In practice, this means that even if markets are enthusiastic and credit spreads are tight, borrowers at the higher‑risk end may find the guardrails get in the way. That’s particularly relevant in a world where Westpac and the RBA are both telling you rates are moving up, not down.
What this means for everyday borrowers, in plain terms
Hint, it is not “panic”. It’s “update your mental model”. The model is: rates are likely to rise again, but the currency may help on inflation later, and **financing conditions are being shaped by global capital flows as much as local policy.
Here’s how that tends to land, depending on the kind of loan you have (or want).
For variable-rate mortgage holders, the big issue is cash-flow sensitivity. The RBA’s own explainer highlights the cash‑flow channel: higher rates reduce the cash households have available to spend, especially for those already close to their borrowing limit.
If Westpac’s baseline of another move in May is right, the immediate household impact is usually straightforward: repayments rise quickly after lenders pass through higher funding costs and policy settings.
For borrowers deciding between fixed and variable, the key is to understand that “fixed” is priced off expectations (and banks’ funding costs), not just today’s RBA decision. If markets have already priced a higher track for rates, fixed rates can look expensive before the RBA actually delivers. That’s a feature, not a bug, of the way lending rates are built.
For small businesses and commercial borrowers, a vibrant credit market is the potential pressure valve.
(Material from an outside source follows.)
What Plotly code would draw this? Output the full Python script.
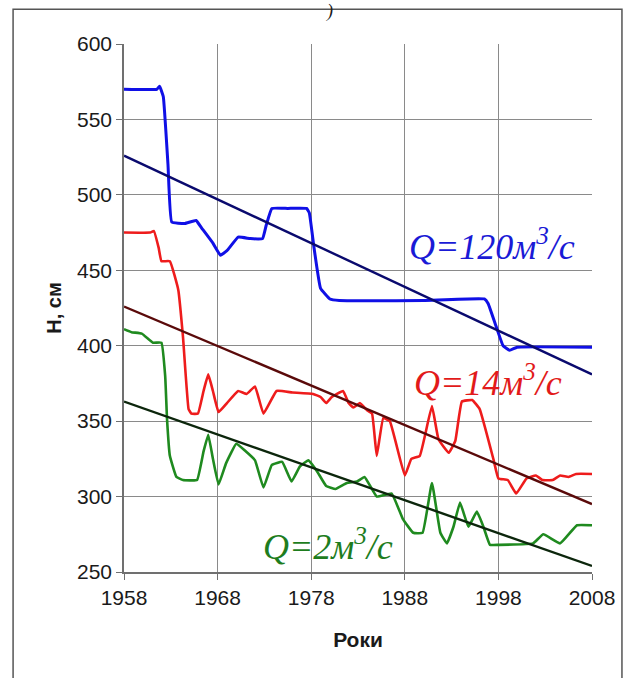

Strong investor appetite and tighter credit spreads can mean more active markets for bank bonds, securitisation, and corporate issuance; conditions that can support lending competition.
But the RBA’s February message: credit is readily available, demand is strong, capacity pressures are evident also signals why lenders may remain selective on risk, even if the volume of credit is healthy.
For borrowers exposed to the construction and “public footprint” parts of the economy, the structural story matters. It can be argued that public spending now generates a record 35% of domestic output and is linked to nearly 40% of total employment, creating capacity pressures in some industries and contributing to higher inflation in those sectors at times.
An accessible summary of this argument in the Australian context is captured in an ABC analysis piece that quotes those same figures and links them to today’s inflation pressures, link here: Rise of Australia’s public economy is comparable to the mining boom of the 2000s
For financing, this matters because capacity constraints (for labour, materials, and specialist services) can keep costs and prices elevated longer; exactly the kind of environment where lenders stay cautious and the central bank stays hawkish.
Finally, the strongest “watch this space” is the exchange rate channel. If the Australian dollar’s appreciation proves persistent, Westpac thinks it could dampen imported inflation by more than expected, potentially changing the inflation path over the next year or two an argument that, if it plays out, would be relevant to how high rates ultimately need to go.
The core takeaway for borrowers is:
The loan environment is being re‑priced around stronger demand, sticky inflation, and a higher peak in rates than seemed likely only months earlier, with the Australian dollar and global credit conditions acting as important second‑round influences rather than mere background noise.